Despite significant progress in robotic systems for operation within human-centric environments, existing models still heavily rely on explicit human commands to identify and manipulate specific objects. This limits their effectiveness in environments where understanding and acting on implicit human intentions are crucial. In this study, we introduce a novel task: reasoning grasping, where robots need to generate grasp poses based on indirect verbal instructions or intentions. To accomplish this, we propose an end-to-end reasoning grasping model that integrates a multimodal Large Language Model (LLM) with a vision-based robotic grasping framework. In addition, we present the first reasoning grasping benchmark dataset generated from the GraspNet-1 billion, incorporating implicit instructions for object-level and part-level grasping. Our results show that directly integrating CLIP or LLaVA with the grasp detection model performs poorly on the challenging reasoning grasping tasks, while our proposed model demonstrates significantly enhanced performance both in the reasoning grasping benchmark and real-world experiments.
Motivations
Advance robotic systems should not only understand direct human commands but to also possess the reasoning capability to interpret implicit instructions. These implicit instructions can provide a general description of users’ needs, requiring the robot to infer the grasping target on its own, without explicitly naming the object.
Application Scenarios
1. Users cannot visually confirm the robot’s surroundings: For example, blind people can
instruct the robot to “find a sweater in a warm color that matches the pants”. The robot could
also be asked to “find something to hold these papers together”, where it might choose from
a stapler, paper clips, or binder clips based on availability.

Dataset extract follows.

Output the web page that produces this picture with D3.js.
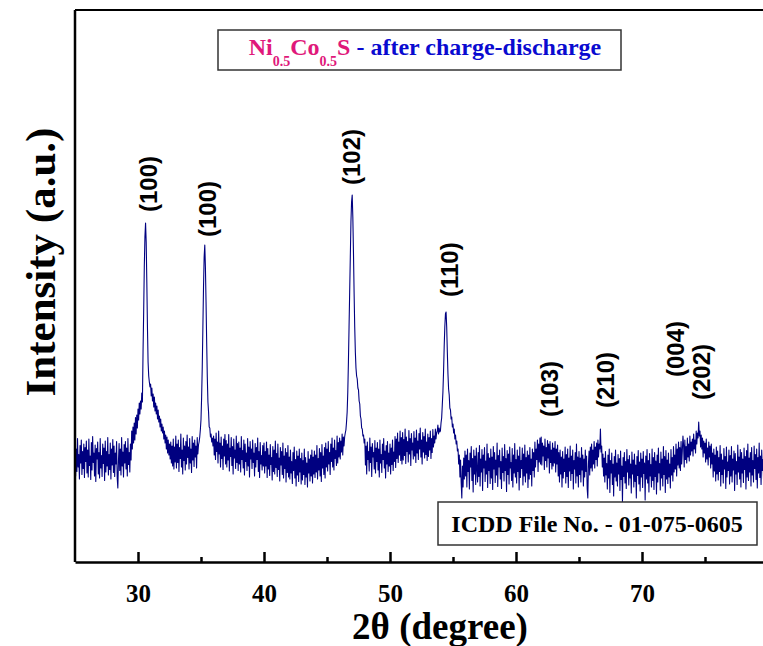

2. Tasks that require internal knowledge for decision making: Robots can utilize their internal
knowledge for tasks like sorting in recycling facilities. They could be instructed to “sort
materials that are recyclable and compostable”, identifying items based on texture and
material type, which facilitates sorting without the need to know whether the objects are
recyclable or not.
3. Naming objects is impractical or complex: In some situations, explicitly naming objects is
impractical or the names are complex and difficult to remember. For instance, telling a robot, “I
need my morning medicine”, allows the robot to use its routine knowledge to fetch the correct
medication without the user needing to recall specific drug names, which are usually long and
complex.
4. Managing multiple items: Explicitly naming multiple objects can be cumbersome and
inefficient. In emergency medical situations, a medical robot might be instructed to “gather all
items necessary for suturing wounds”. It would need to discern which tools and supplies are
relevant, such as needles, thread, and antiseptics, based on the medical context provided. For
general tidying tasks in home organization, a home robot could be instructed with phrases like
“The living room is messy, tidy up by picking up toys”, allowing the robot to identify and collect
toys without naming each item individually (e.g., teddy bear, toy train, etc.).